What makes you so poetic & chic anyways?
Poetic and Chic is an online magazine featuring fashion, trends, art, culture, crafts, ideas...whatever is inspiring me at the moment. Whatever is keeping my hands and mind busy.
I have degrees in art & English, and studied fashion design after college. I worked in luxury fashion for five years in the corporate offices of Louis Vuitton North America. I then moved into home design and product while working for Williams-Sonoma Inc. for two years. All of this experience has given me a deeply-held love of good products, craftsmanship, design, and business.
I now work on my own as a freelance consultant through my company, Pointed Letters Creative.

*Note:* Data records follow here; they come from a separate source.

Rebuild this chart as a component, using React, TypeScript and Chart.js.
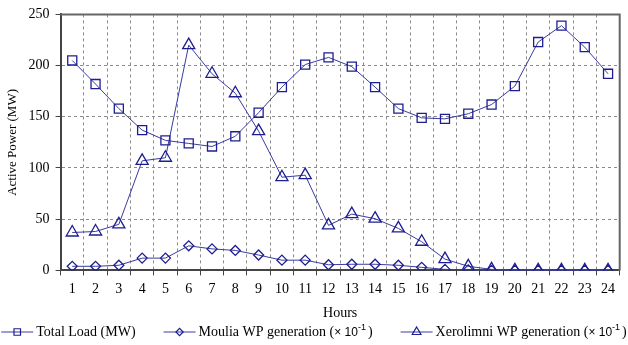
import React, { useEffect, useRef } from 'react';
import { Chart, registerables } from 'chart.js';
import { drawPoint } from 'chart.js/helpers';

Chart.register(...registerables);

const hours = ['1', '2', '3', '4', '5', '6', '7', '8', '9', '10', '11', '12', '13', '14', '15', '16', '17', '18', '19', '20', '21', '22', '23', '24'];
const totalLoad = [205, 182, 158, 137, 127, 124, 121, 131, 154, 179, 201, 208, 199, 179, 158, 149, 148, 153, 162, 180, 223, 239, 218, 192];
const moulia = [4, 4, 5, 12, 12, 24, 21, 19.5, 15, 10, 10, 5.5, 6, 6, 5, 3, 1, 0.5, 0, 0, 0, 0, 0, 0];
const xerolimni = [37, 38, 45, 107, 110, 220, 192, 173, 136, 91, 93, 44, 55, 50.5, 41, 28, 11, 4, 1, 0, 0, 0, 0, 0];
const seriesNames = ['Total Load (MW)', 'Moulia WP generation', 'Xerolimni WP generation'];
const seriesExponent = ['', '-1', '-1'];
const yTicks = [0, 50, 100, 150, 200, 250];
const xTitle = 'Hours';
const yTitle = 'Active Power (MW)';

const SERIF = "'Liberation Serif', 'Times New Roman', serif";
const SANS = "'Liberation Sans', Arial, sans-serif";
const LINE = '#3a3aa2';
const MARK = '#1e1e90';

const framePlugin = {
  id: 'frame',
  afterDraw(chart: any) {
    const { ctx, chartArea } = chart;
    ctx.save();
    ctx.strokeStyle = '#666';
    ctx.lineWidth = 2;
    ctx.beginPath();
    ctx.moveTo(chartArea.left, chartArea.top);
    ctx.lineTo(chartArea.right, chartArea.top);
    ctx.lineTo(chartArea.right, chartArea.bottom);
    ctx.stroke();
    ctx.restore();
  },
};

const legendPlugin = {
  id: 'customLegend',
  afterDraw(chart: any) {
    const ctx = chart.ctx;
    const y = chart.height - 13;
    const markW = 32;
    const gapText = 3;
    const gapItem = 28;
    const mainFont = `14px ${SERIF}`;
    const xFont = `12px ${SANS}`;
    const supFont = `9px ${SANS}`;
    ctx.save();
    const items = chart.data.datasets.map((ds: any, i: number) => {
      const exp = seriesExponent[i];
      ctx.font = mainFont;
      const mainText = exp ? seriesNames[i] + ' (' : seriesNames[i];
      const w = ctx.measureText(mainText).width;
      let xw = 0, sw = 0, cw = 0;
      if (exp) {
        ctx.font = xFont;
        xw = ctx.measureText('\u00d7 10').width;
        ctx.font = supFont;
        sw = ctx.measureText(exp).width;
        ctx.font = mainFont;
        cw = ctx.measureText(')').width;
      }
      return { ds, mainText, exp, w, xw, sw, cw, total: markW + gapText + w + xw + sw + cw + (exp ? 2 : 0) };
    });
    const total = items.reduce((a: number, it: any) => a + it.total, 0) + gapItem * (items.length - 1);
    let x = (chart.width - total) / 2;
    items.forEach((it: any) => {
      const ds = it.ds;
      ctx.strokeStyle = LINE;
      ctx.lineWidth = 1;
      ctx.beginPath();
      ctx.moveTo(x, y);
      ctx.lineTo(x + markW, y);
      ctx.stroke();
      ctx.strokeStyle = MARK;
      ctx.fillStyle = 'rgba(0,0,0,0)';
      ctx.lineWidth = 1.2;
      drawPoint(ctx, { pointStyle: ds.pointStyle, radius: ds.pointRadius * 0.72, rotation: 0, borderWidth: 1.2 } as any, x + markW / 2, y);
      let tx = x + markW + gapText;
      ctx.fillStyle = '#000';
      ctx.textBaseline = 'middle';
      ctx.textAlign = 'left';
      ctx.font = mainFont;
      ctx.fillText(it.mainText, tx, y);
      tx += it.w;
      if (it.exp) {
        ctx.font = xFont;
        ctx.fillText('\u00d7 10', tx, y + 1);
        tx += it.xw;
        ctx.font = supFont;
        ctx.fillText(it.exp, tx, y - 4);
        tx += it.sw + 2;
        ctx.font = mainFont;
        ctx.fillText(')', tx, y);
      }
      x += it.total + gapItem;
    });
    ctx.restore();
  },
};

export default function App() {
  const ref = useRef<HTMLCanvasElement>(null);
  useEffect(() => {
    document.body.style.margin = '0';
    const canvas = ref.current;
    if (!canvas) return;
    const common = {
      borderColor: LINE,
      borderWidth: 1,
      pointBorderColor: MARK,
      pointBackgroundColor: 'rgba(0,0,0,0)',
      pointBorderWidth: 1.3,
      tension: 0,
      fill: false,
    };
    const chart = new Chart(canvas, {
      type: 'line',
      data: {
        labels: hours,
        datasets: [
          { ...common, label: seriesNames[0], data: totalLoad, pointStyle: 'rect', pointRadius: 6.4 },
          { ...common, label: seriesNames[1] + ' (\u00d7 10\u207b\u00b9)', data: moulia, pointStyle: 'rectRot', pointRadius: 5 },
          { ...common, label: seriesNames[2] + ' (\u00d7 10\u207b\u00b9)', data: xerolimni, pointStyle: 'triangle', pointRadius: 7 },
        ],
      },
      options: {
        responsive: false,
        animation: false,
        layout: { padding: { left: 5, right: 3, top: 4, bottom: 23 } },
        plugins: { legend: { display: false }, tooltip: { enabled: false } },
        scales: {
          x: {
            type: 'category',
            offset: true,
            grid: { offset: true, color: '#8a8a8a', lineWidth: 1, tickLength: 5, tickColor: '#444' },
            border: { color: '#444', width: 2, dash: [3, 3] },
            ticks: { color: '#000', font: { family: SERIF, size: 14 }, padding: 6, maxRotation: 0, autoSkip: false },
            title: { display: true, text: xTitle, color: '#000', font: { family: SERIF, size: 14 }, padding: { top: 1, bottom: 0 } },
          },
          y: {
            min: 0,
            max: 250,
            afterBuildTicks: (axis: any) => { axis.ticks = yTicks.map((v) => ({ value: v })); },
            grid: { color: '#8a8a8a', lineWidth: 1, tickLength: 5, tickColor: '#444' },
            border: { color: '#444', width: 2, dash: [3, 3] },
            ticks: { color: '#000', font: { family: SERIF, size: 14 }, padding: 6 },
            title: { display: true, text: yTitle, color: '#000', font: { family: SERIF, size: 13 }, padding: { top: 0, bottom: 2 } },
          },
        },
      },
      plugins: [framePlugin, legendPlugin],
    } as any);
    return () => chart.destroy();
  }, []);
  return (
    <div style={{ width: 628, height: 345 }}>
      <canvas ref={ref} width={628} height={345} />
    </div>
  );
}
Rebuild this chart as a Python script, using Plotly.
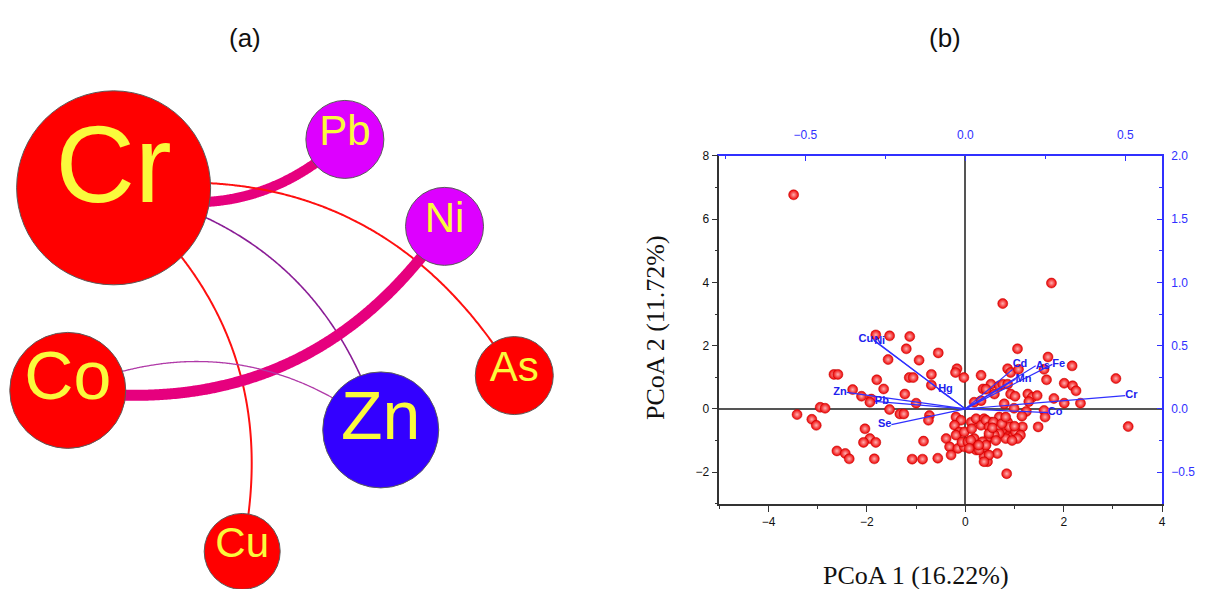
import numpy as np
import plotly.graph_objects as go

# ---------------- Panel (a): correlation network ----------------
node_names = ["Cr", "Pb", "Ni", "As", "Co", "Zn", "Cu"]
node_x = [114, 346, 446, 516, 68, 382, 243]
node_y = [183, 134, 222, 373, 388, 428, 551]
node_radius = [97, 39, 39, 39, 58, 58, 38]
node_colors = ["#ff0000", "#dd00ff", "#dd00ff", "#ff0000", "#ff0000", "#3300ff", "#ff0000"]
label_sizes = [110, 42, 42, 42, 68, 68, 42]

edge_source = ["Cr", "Cr", "Cr", "Cr", "Co", "Co"]
edge_target = ["Pb", "As", "Zn", "Cu", "Ni", "Zn"]
edge_width = [10, 2, 1.6, 2, 11, 1.3]
edge_color = ["#e6007e", "#ff1010", "#8a1d96", "#ff1010", "#e6007e", "#b03aa8"]
edge_bend = [0.30, -0.33, -0.30, -0.30, 0.31, -0.30]

# ---------------- Panel (b): PCoA biplot ----------------
sample_x = [
    -3.49, 0.76, 1.75,
    -1.82, -1.54, -1.13, -1.20, -0.55, -1.57, -0.94,
    -2.67, -2.59, -1.80, -1.14, -1.06, -0.69, -0.69,
    -1.66, -2.29, -1.23, -2.11, -1.91, -1.94, -1.00,
    -1.54, -2.95, -2.85, -3.42, -3.12, -3.03,
    -1.33, -1.25, -0.73, -0.75, -2.04,
    -1.94, -2.07, -1.82, -2.61, -2.44, -2.36, -1.85,
    -1.08, -0.87, -0.56, -0.85,
    -0.17, -0.20, -0.03, 0.32,
    -0.19, -0.09, -0.39, -0.32, -0.29, -0.22, -0.12, -0.19, -0.02, -0.15, -0.02, -0.07,
    0.36, 0.52, 0.59, 0.18, 0.42, 0.32,
    0.12, 0.22, 0.38, 0.52, 0.05, 0.18, 0.25, 0.42, 0.48, 0.38, 0.22, 0.38, 0.45,
    1.06, 1.68, 2.17, 0.86, 0.92, 1.08, 1.60, 1.65, 2.01, 2.18, 2.25, 3.06, 3.31, 2.34, 1.80, 2.01,
    1.27, 1.36, 1.46, 0.92, 1.01, 0.79, 0.99, 1.29, 1.24, 1.60, 1.62, 1.15, 1.16, 1.48,
    0.69, 0.86, 0.89, 0.76, 0.86, 0.96, 1.06, 0.65, 0.84, 0.69, 0.76, 0.86,
    0.13, 0.32, 0.42, 0.48, 0.57, 0.74, 0.82, 1.02, 1.12, 1.06, 0.82, 0.69, 0.59, 0.48,
    0.35, 0.11, 0.08, 0.28, 0.42, 0.48, 0.27, 0.38, 0.55, 0.62, 0.95, 1.00,
]
sample_y = [
    6.77, 3.33, 3.98,
    2.34, 2.31, 2.29, 1.90, 1.77, 1.56, 1.54,
    1.09, 1.09, 0.92, 0.99, 0.99, 1.09, 0.75,
    0.63, 0.61, 0.47, 0.40, 0.31, 0.21, 0.18,
    -0.02, 0.05, 0.02, -0.18, -0.33, -0.52,
    -0.16, -0.16, -0.21, -0.36, -0.63,
    -0.94, -1.06, -1.06, -1.33, -1.41, -1.58, -1.58,
    -1.59, -1.59, -1.56, -1.02,
    1.27, 1.15, 0.99, 1.06,
    -0.26, -0.36, -0.94, -1.20, -1.46, -0.52, -0.73, -0.83, -0.73, -1.25, -1.20, -1.05,
    0.63, 0.78, 0.47, 0.21, 0.62, 0.26,
    -0.42, -0.31, -0.31, -0.42, -1.04, -0.94, -1.14, -1.04, -0.88, -1.25, -1.30, -1.51, -1.67,
    1.90, 1.64, 1.36, 1.27, 1.15, 1.25, 1.25, 0.92, 0.81, 0.73, 0.57, 0.96, -0.56, 0.18, 0.33, 0.18,
    0.47, 0.37, 0.42, 0.47, 0.40, 0.16, 0.02, 0.23, -0.08, -0.05, -0.26, -0.23, -0.57, -0.57,
    -0.26, -0.42, -0.57, -0.78, -0.88, -0.88, -0.88, -1.41, -2.05, 0.73, 0.78, 0.78,
    -0.63, -0.52, -0.36, -0.57, -0.42, -0.47, -0.26, -0.73, -0.83, -0.94, -0.94, -0.78, -0.83, -0.78,
    -1.04, -0.99, -1.25, -1.30, -1.15, -1.46, -1.15, -1.67, -0.60, -1.00, -1.00, -0.55,
]

vector_names = ["Cr", "Co", "Fe", "As", "Cd", "Mn", "Hg", "Cu", "Ni", "Zn", "Pb", "Se"]
vector_x = [0.500, 0.258, 0.272, 0.220, 0.148, 0.157, -0.085, -0.288, -0.285, -0.371, -0.283, -0.231]
vector_y = [0.105, -0.030, 0.352, 0.340, 0.312, 0.235, 0.155, 0.548, 0.538, 0.130, 0.060, -0.125]
vector_label_pos = ["middle right", "middle right", "middle right", "middle right", "top right",
                    "middle right", "middle right", "middle left", "middle right", "middle left",
                    "middle right", "middle left"]

x_ticks = [-4, -2, 0, 2, 4]
y_ticks = [-2, 0, 2, 4, 6, 8]
x2_ticks = [-0.5, 0.0, 0.5]
y2_ticks = [-0.5, 0.0, 0.5, 1.0, 1.5, 2.0]

x_title = "PCoA 1 (16.22%)"
y_title = "PCoA 2 (11.72%)"

W, H = 1211, 589
SANS = "Liberation Sans, Arial, sans-serif"
SERIF = "Liberation Serif, Times New Roman, serif"
BLUE = "#3030ff"

fig = go.Figure()

# ---- network edges (quadratic Bezier curves) ----
pos = {n: (x, y) for n, x, y in zip(node_names, node_x, node_y)}
t = np.linspace(0, 1, 200)
for s, d, w, c, k in zip(edge_source, edge_target, edge_width, edge_color, edge_bend):
    p0 = np.array(pos[s], float)
    p2 = np.array(pos[d], float)
    dv = p2 - p0
    L = np.hypot(*dv)
    nrm = np.array([-dv[1], dv[0]]) / L
    p1 = (p0 + p2) / 2 + k * L * nrm
    bx = (1 - t) ** 2 * p0[0] + 2 * t * (1 - t) * p1[0] + t ** 2 * p2[0]
    by = (1 - t) ** 2 * p0[1] + 2 * t * (1 - t) * p1[1] + t ** 2 * p2[1]
    fig.add_trace(go.Scatter(x=bx, y=by, mode="lines", xaxis="x3", yaxis="y3",
                             line=dict(color=c, width=w, simplify=False, shape="spline"),
                             hoverinfo="skip"))

# ---- network nodes ----
fig.add_trace(go.Scatter(
    x=node_x, y=node_y, mode="markers", xaxis="x3", yaxis="y3",
    marker=dict(size=[2 * r for r in node_radius], color=node_colors,
                line=dict(color="#5a5a5a", width=1), opacity=1),
    hoverinfo="skip"))
fig.add_trace(go.Scatter(
    x=node_x, y=[y - 0.12 * s for y, s in zip(node_y, label_sizes)],
    mode="text", xaxis="x3", yaxis="y3", text=node_names,
    textposition="middle center",
    textfont=dict(family=SANS, size=label_sizes, color="#fafa3c"),
    hoverinfo="skip"))

# ---- PCoA samples ----
fig.add_trace(go.Scatter(
    x=sample_x, y=sample_y, mode="markers", xaxis="x", yaxis="y",
    marker=dict(size=10, color="#ee0000",
                gradient=dict(type="radial", color="#ffb0b0"),
                line=dict(color="#c00000", width=0.5)),
    hoverinfo="skip"))

# ---- biplot vectors ----
vx, vy = [], []
for x, y in zip(vector_x, vector_y):
    vx += [0, x, None]
    vy += [0, y, None]
fig.add_trace(go.Scatter(x=vx, y=vy, mode="lines", xaxis="x2", yaxis="y2",
                         line=dict(color=BLUE, width=1.2), hoverinfo="skip"))
fig.add_trace(go.Scatter(
    x=vector_x, y=vector_y, mode="text", xaxis="x2", yaxis="y2",
    text=vector_names, textposition=vector_label_pos,
    textfont=dict(family=SANS, size=11, color="#2020ee", weight="bold"),
    hoverinfo="skip"))

x_dom = [721.7 / W, 1166 / W]
y_dom = [(H - 502.7) / H, (H - 150.7) / H]

axis_common = dict(showgrid=False, showline=True, linewidth=1.6)

fig.update_layout(
    width=W, height=H, autosize=False,
    margin=dict(l=0, r=0, t=0, b=0),
    paper_bgcolor="white", plot_bgcolor="white",
    showlegend=False, hovermode=False,
    xaxis=dict(domain=x_dom, range=[-5, 4], tickvals=x_ticks, ticks="outside", ticklen=6,
               tickwidth=1.2, tickcolor="#333", linecolor="#333",
               zeroline=True, zerolinecolor="#555", zerolinewidth=1.6,
               minor=dict(dtick=1, ticks="outside", ticklen=3, tickcolor="#333"),
               tickfont=dict(family=SANS, size=12, color="#111"), anchor="y",
               **axis_common),
    yaxis=dict(domain=y_dom, range=[-3, 8], tickvals=y_ticks, ticks="outside", ticklen=6,
               tickwidth=1.2, tickcolor="#333", linecolor="#333",
               zeroline=True, zerolinecolor="#555", zerolinewidth=1.6,
               minor=dict(dtick=1, ticks="outside", ticklen=3, tickcolor="#333"),
               tickfont=dict(family=SANS, size=12, color="#111"), anchor="x",
               **axis_common),
    xaxis2=dict(overlaying="x", side="top", anchor="y", range=[-5 / 6.5, 4 / 6.5],
                tickvals=x2_ticks, tickformat=".1f", ticks="inside", ticklen=5,
                tickcolor=BLUE, linecolor=BLUE, zeroline=False, ticklabelstandoff=10,
                minor=dict(dtick=0.25, ticks="inside", ticklen=3, tickcolor=BLUE),
                tickfont=dict(family=SANS, size=12, color=BLUE), **axis_common),
    yaxis2=dict(overlaying="y", side="right", anchor="x", range=[-0.75, 2.0],
                tickvals=y2_ticks, tickformat=".1f", ticks="inside", ticklen=5,
                tickcolor=BLUE, linecolor=BLUE, zeroline=False, ticklabelstandoff=5,
                minor=dict(dtick=0.25, ticks="inside", ticklen=3, tickcolor=BLUE),
                tickfont=dict(family=SANS, size=12, color=BLUE), **axis_common),
    xaxis3=dict(domain=[0, 600 / W], range=[0, 600], visible=False, anchor="y3"),
    yaxis3=dict(domain=[0, 1], range=[H, 0], visible=False, anchor="x3"),
    annotations=[
        dict(text="(a)", x=246 / W, y=(H - 31) / H, xref="paper", yref="paper",
             xanchor="center", yanchor="middle",
             showarrow=False, font=dict(family=SANS, size=26, color="#111")),
        dict(text="(b)", x=948 / W, y=(H - 31) / H, xref="paper", yref="paper",
             xanchor="center", yanchor="middle",
             showarrow=False, font=dict(family=SANS, size=26, color="#111")),
        dict(text=x_title, x=919 / W, y=(H - 575) / H, xref="paper", yref="paper",
             xanchor="center", yanchor="middle",
             showarrow=False, font=dict(family=SERIF, size=26, color="#111")),
        dict(text=y_title, x=657 / W, y=(H - 324) / H, xref="paper", yref="paper",
             xanchor="center", yanchor="middle",
             showarrow=False, textangle=-90, font=dict(family=SERIF, size=26, color="#111")),
    ],
)

fig.write_html("out.html")
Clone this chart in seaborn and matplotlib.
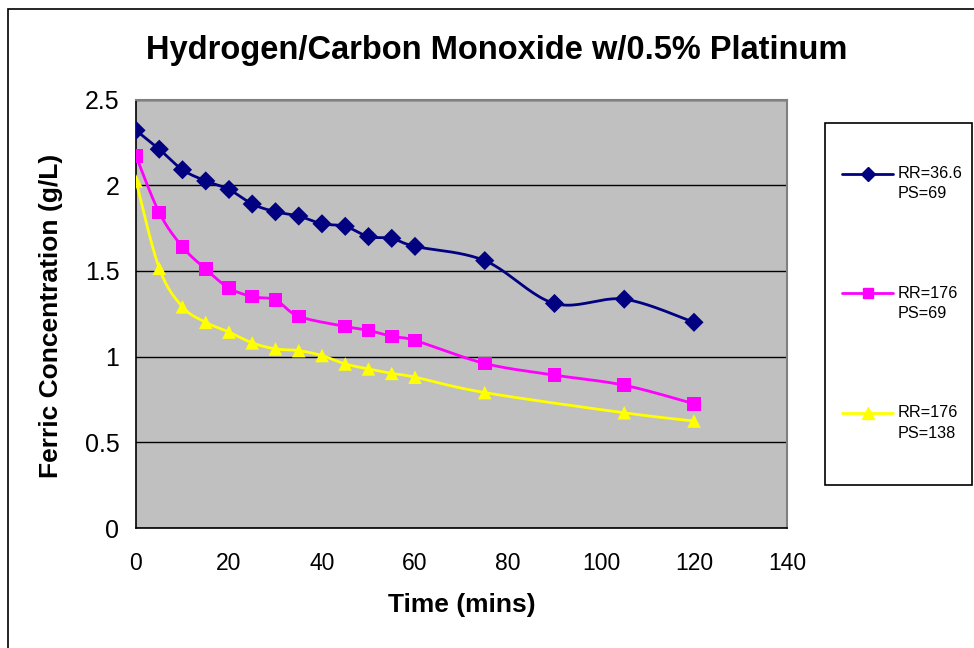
import numpy as np
import pandas as pd
import matplotlib
matplotlib.use("Agg")
import matplotlib.pyplot as plt
from matplotlib.lines import Line2D
from matplotlib.patches import Rectangle
import seaborn as sns

# Ferric concentration readings (g/L) over time (mins)
time_a = [0, 5, 10, 15, 20, 25, 30, 35, 40, 45, 50, 55, 60, 75, 90, 105, 120]
conc_a = [2.32, 2.21, 2.09, 2.025, 1.975, 1.89, 1.845, 1.82, 1.775, 1.76, 1.70, 1.69, 1.643, 1.56, 1.31, 1.335, 1.20]

time_b = [0, 5, 10, 15, 20, 25, 30, 35, 45, 50, 55, 60, 75, 90, 105, 120]
conc_b = [2.17, 1.84, 1.64, 1.51, 1.40, 1.35, 1.33, 1.235, 1.176, 1.153, 1.118, 1.094, 0.96, 0.892, 0.833, 0.725]

time_c = [0, 5, 10, 15, 20, 25, 30, 35, 40, 45, 50, 55, 60, 75, 105, 120]
conc_c = [2.025, 1.515, 1.29, 1.20, 1.143, 1.08, 1.045, 1.035, 1.006, 0.957, 0.928, 0.902, 0.88, 0.79, 0.672, 0.624]

series_labels = ["RR=36.6\nPS=69", "RR=176\nPS=69", "RR=176\nPS=138"]
series_colors = ["#000080", "#FF00FF", "#FFFF00"]
series_markers = ["D", "s", "^"]

title = "Hydrogen/Carbon Monoxide w/0.5% Platinum"
x_label = "Time (mins)"
y_label = "Ferric Concentration (g/L)"
x_ticks = [0, 20, 40, 60, 80, 100, 120, 140]
y_ticks = [0, 0.5, 1, 1.5, 2, 2.5]

frames = []
for lab, t, c in zip(series_labels, [time_a, time_b, time_c], [conc_a, conc_b, conc_c]):
    frames.append(pd.DataFrame({"time": t, "conc": c, "series": lab}))
df = pd.concat(frames, ignore_index=True)


def smooth_curve(x, y, steps=24):
    """Cubic Bezier smoothing through every point (Catmull-Rom tangents)."""
    p = np.column_stack([x, y]).astype(float)
    n = len(p)
    out = [p[0]]
    for i in range(n - 1):
        p0 = p[i - 1] if i > 0 else p[i]
        p1, p2 = p[i], p[i + 1]
        p3 = p[i + 2] if i + 2 < n else p[i + 1]
        c1 = p1 + (p2 - p0) / 6.0
        c2 = p2 - (p3 - p1) / 6.0
        s = np.linspace(0, 1, steps)[1:, None]
        seg = ((1 - s) ** 3) * p1 + 3 * ((1 - s) ** 2) * s * c1 + 3 * (1 - s) * s ** 2 * c2 + s ** 3 * p2
        out.extend(seg)
    out = np.array(out)
    return out[:, 0], out[:, 1]


sns.set_theme(style="white")
plt.rcParams["font.family"] = ["Liberation Sans", "DejaVu Sans"]
plt.rcParams["text.color"] = "black"
plt.rcParams["axes.labelcolor"] = "black"
plt.rcParams["xtick.color"] = "black"
plt.rcParams["ytick.color"] = "black"

W, H = 974, 648
fig = plt.figure(figsize=(W / 100, H / 100), dpi=100)
fig.patch.set_facecolor("white")


def fx(px):
    return px / W


def fy(py):
    return 1 - py / H


ax = fig.add_axes([fx(136), fy(528), 651 / W, 428.5 / H])
ax.set_facecolor("#C0C0C0")

# smoothed connecting lines
for lab, col in zip(series_labels, series_colors):
    sub = df[df["series"] == lab]
    sx, sy = smooth_curve(sub["time"].values, sub["conc"].values)
    ax.plot(sx, sy, color=col, lw=2.0, zorder=3, solid_capstyle="round")

# markers at the recorded readings
sns.scatterplot(
    data=df, x="time", y="conc", hue="series", style="series",
    palette=dict(zip(series_labels, series_colors)),
    markers=dict(zip(series_labels, series_markers)),
    s=95, linewidth=0, ax=ax, legend=False, zorder=5,
)

ax.set_xlim(0, 140)
ax.set_ylim(0, 2.5)
ax.set_xticks(x_ticks)
ax.set_yticks(y_ticks)
ax.set_xticklabels([str(v) for v in x_ticks])
ax.set_yticklabels([f"{v:g}" for v in y_ticks])
ax.tick_params(axis="both", which="major", length=7, width=1,
               color="black", direction="out")
ax.tick_params(axis="x", labelsize=16.5, pad=10)
ax.tick_params(axis="y", labelsize=18, pad=5)
ax.yaxis.grid(True, color="black", lw=1)
ax.xaxis.grid(False)
ax.set_axisbelow(True)
for side in ["top", "right"]:
    ax.spines[side].set_color("#808080")
    ax.spines[side].set_linewidth(1.5)
for side in ["left", "bottom"]:
    ax.spines[side].set_color("black")
    ax.spines[side].set_linewidth(1.2)

ax.set_xlabel(x_label, fontsize=19, fontweight="bold", va="center")
ax.set_ylabel(y_label, fontsize=19, fontweight="bold", va="center")
ax.xaxis.set_label_coords(fx(462), fy(605), transform=fig.transFigure)
ax.yaxis.set_label_coords(fx(51), fy(316), transform=fig.transFigure)

fig.text(fx(497), fy(51), title, ha="center", va="center",
         fontsize=23.5, fontweight="bold")

# legend box with one entry per series
fig.add_artist(Rectangle((fx(825), fy(485)), (972 - 825) / W, (485 - 123) / H,
                         fill=False, edgecolor="black", lw=1.2,
                         transform=fig.transFigure))
legend_rows = [173.5, 293, 412.5]
legend_msizes = [7, 7, 8.5]
for lab, col, mk, ms, row in zip(series_labels, series_colors, series_markers,
                                 legend_msizes, legend_rows):
    fig.add_artist(Line2D([fx(842), fx(893)], [fy(row), fy(row)], color=col, lw=2,
                          transform=fig.transFigure))
    fig.add_artist(Line2D([fx(867.5)], [fy(row)], ls="none", marker=mk, ms=ms,
                          mfc=col, mec=col, transform=fig.transFigure))
    first, second = lab.split("\n")
    fig.text(fx(898), fy(row), first, ha="left", va="center", fontsize=11.7)
    fig.text(fx(898), fy(row + 20.5), second, ha="left", va="center", fontsize=11.7)

# outer chart border
fig.add_artist(Rectangle((fx(7.5), -0.2), 1.2, fy(9) + 0.2, fill=False,
                         edgecolor="black", lw=1.2, transform=fig.transFigure))

fig.savefig("out.png", dpi=100)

I began Poetic & Chic in 2006 and it's been an amazing project for these past few years, introducing me to new opportunities, friends, and inspirations. Then, as today, my original maxim holds true: you don't need to spend a cartload of money to be Poetic & Chic - you just need to be genuine, creative, and full of fun.
Where'd you get the name "poetic and chic"?
The title of "Poetic & Chic" popped into my mind just as I was drifting off to sleep one night. I couldn't get that song "One" from A Chorus Line out of my head: "She walks into a room and you know she's uncommonly rare, very unique, peripatetic, poetic, and chic..." Since no one really knows what peripatetic means, I decided to go with "Poetic & Chic".
(Peripatetic: Walking or travelling about. Of or pertaining to Aristotle, or the Aristotelian school of philosophy, who taught philosophy while walking in the Lyceum in ancient Athens.)
How did you learn all of this stuff?
Yes, I come from a long line of charming and stylish women and I'm simply holding up the family tradition.
So why aren't you in New York or somewhere more, I don't know, fashionable?
It's not like San Francisco is some fashion black hole, either. We have lots of independent design, boutiques, and publications that keep the city buzzing creatively. I am proud to contribute in any way I can.
In fact, I do contribute via my line of jackets and accessories crafted from vintage cotton barkcloth called Sourdough. The perfect name for a San Francisco brand if I do say so myself!